PRAISE FOR Bedroom Vowel
Zoe Tuck is a capacious and serious thinker and by turns funny, quiet, aggressive, intimate, digressive, diaristic, and sometimes, blue. Bedroom Vowel is a totally great read and offers nonstop action where we are told “My language wants to be perceived as strange by many but by some as not merely peculiar but peculiarly beautiful.” So many varied addresses and forms and in all of these poems she is loving the reader as much as the act of reading what she loves.
—Peter Gizzi
Composed and casual, colloquial and cultured, the poems of Bedroom Vowel address social isolation and poetry through modes of address and contexts of place, study, and friendships. This is a woven complex of associations made of the everyday, philosophy, queer sexuality, nostalgic reflection, and poetic influence. Tender with longing and life; delightful, funny and insightful.
—Hoa Nguyen
Bedroom Vowel is pressed full of life’s florality—full of romance, art, and friendship, the labor of love (much disrupted)— full, too, of grief for a sci-fi array of unlived selves, the poem not written because this poem was.

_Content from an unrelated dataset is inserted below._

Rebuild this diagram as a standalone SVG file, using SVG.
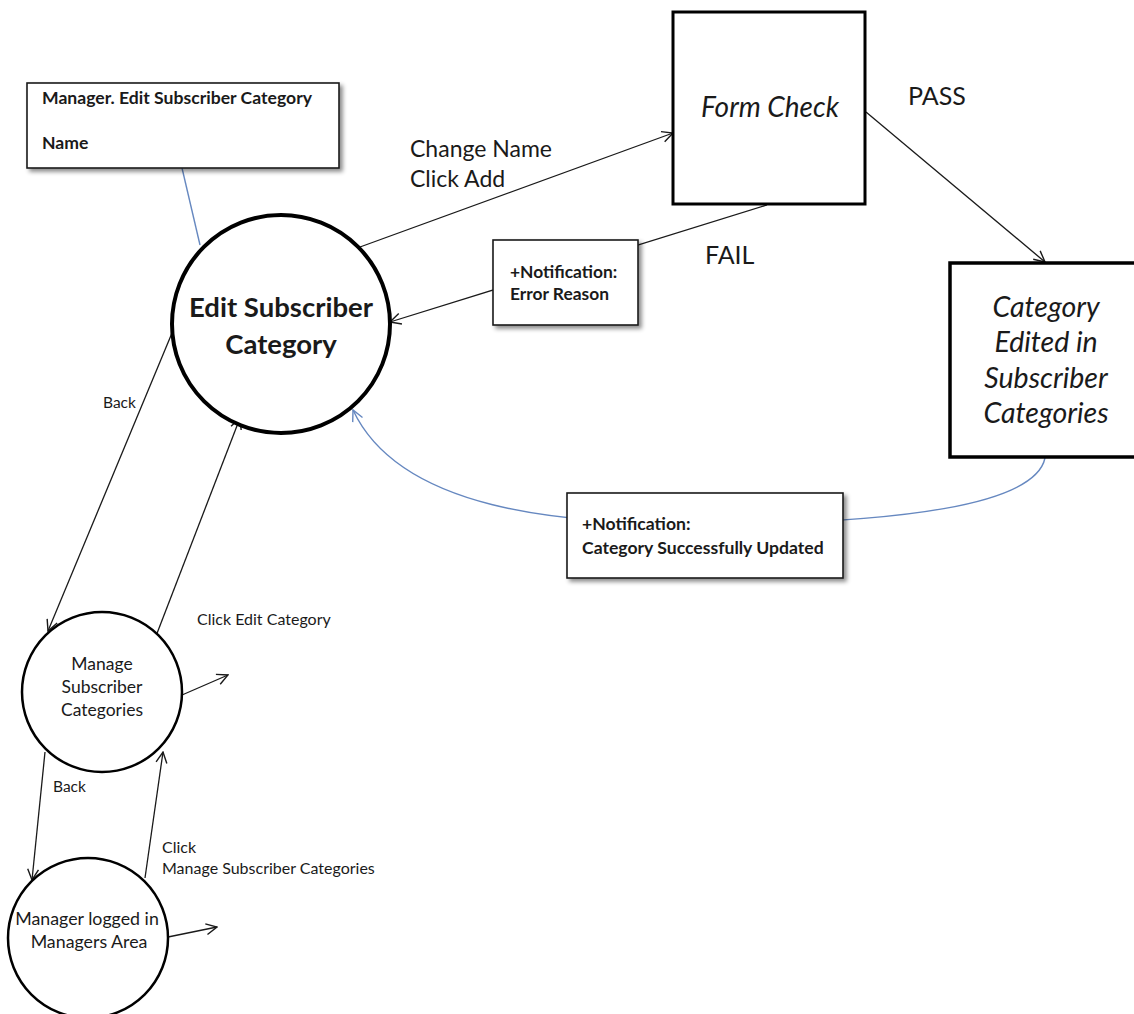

This book is so charming I sort of wish Zoe Tuck could live her “applied utopianism” in plural, so she could fill libraries with these poems. Then again, maybe only this Tuck’s lifelong devotion to language would produce such precise attunement to the “…space between the toes/of the word where the tongue goes.” I’d stick around this timeline for that alone.